Movie with Abe: Portrait of a Lady on Fire

Portrait of a Lady on Fire
Directed by Céline Sciamma
Released December 6, 2019

There is a permanence that exists with a painting that isn’t the same as its evolutionary successor, the photograph. The act of sitting for a portrait means that minute, precise details need to be expressly noticed and incorporated by an artist rather than merely captured automatically with the click of a button. The disadvantage, of course, is that a painting might not exactly resemble its subject due to its two-dimensional nature, but if the right combination of effort and passion go into a work, it can live on for generations, keeping the essence of the person pictured alive long past their natural years.

In the eighteenth century, a young painted named Marianne (Noémie Merlant) is brought to the island of Brittany and commissioned to create a portrait of Héloïse (Adèle Haenel), who is set to be married soon, by her mother. After learning that Héloïse has adamantly refused to sit for previous hires, Marianne becomes her walking companion to gain her trust. Their relationship develops into something neither of them expected as they forge a bond and a forbidden relationship that makes Héloïse, critical of Marianne’s first effort because she wasn’t aware that she was there to be paint her, eager to spend any time she can with the one person in her life who seems interested in getting to know what she wants.

This film features a few supporting characters, like Héloïse’s mother (Valeria Golino) and Sophie (Luàna Bajrami), a maid, but this is largely a two-person story. For Marianne, Héloïse’s reputation precedes her, and their first actual meeting finds Marianne walking directly behind Héloïse out to the beautiful cliffs and seashore, glimpsing her only briefly as she leaves her guard up. Future walks find them shielding their faces from the wind, and gradually they begin to open up, both literally and metaphorically, with each other, discovering comfort in being intimate together in a way that no one could possibly understand. It’s a stirring tale of passion and affection that grows out of crippling isolation.

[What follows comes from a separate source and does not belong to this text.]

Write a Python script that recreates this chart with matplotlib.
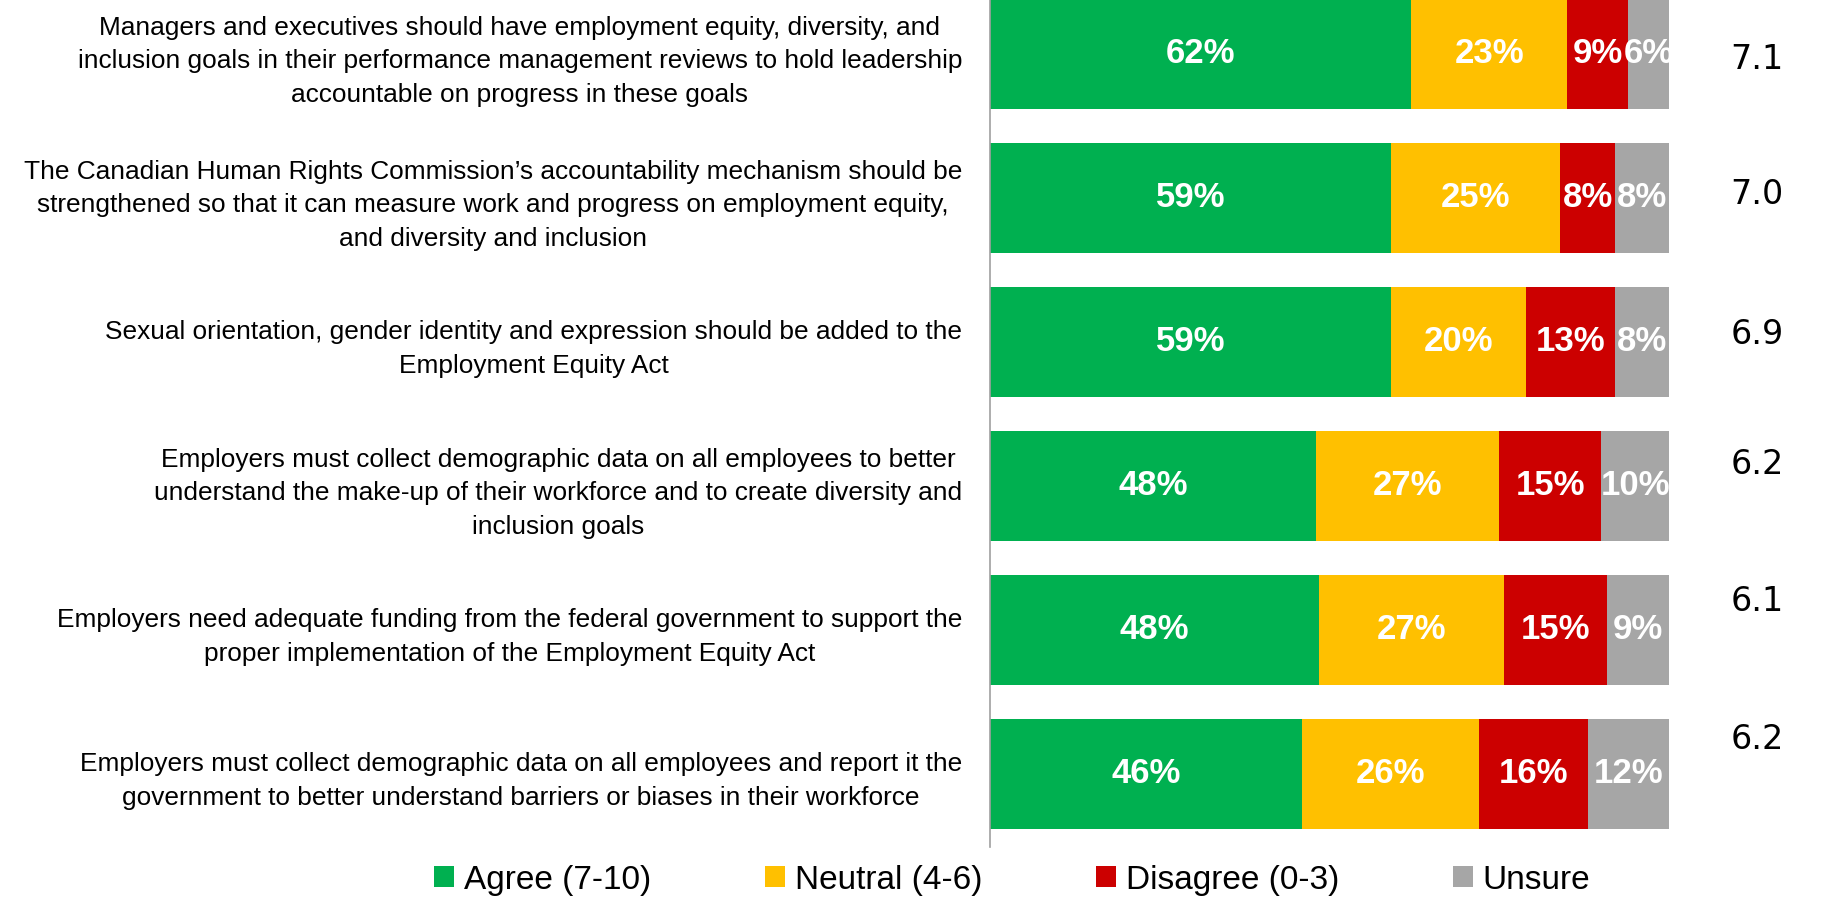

The two lead performances here are terrific. Merlant is subdued and intentional as she reacts to surprising elements of her situation when she first arrives and learns of her subject, and reveals a hidden warmth when Marianne finds a friendly face on the other side of her brush. Haenel is wonderfully reserved, saying so much with no more than a small smile and grasping Héloïse’s power to influence her enchanted new friend. Cinematographer Claire Mathon makes tremendous use of light and the landscape, and this film has an intoxicating, timeless feel as a result. As its characters do with each other, it’s easy to get swept away by this beautiful and mesmerizing romance.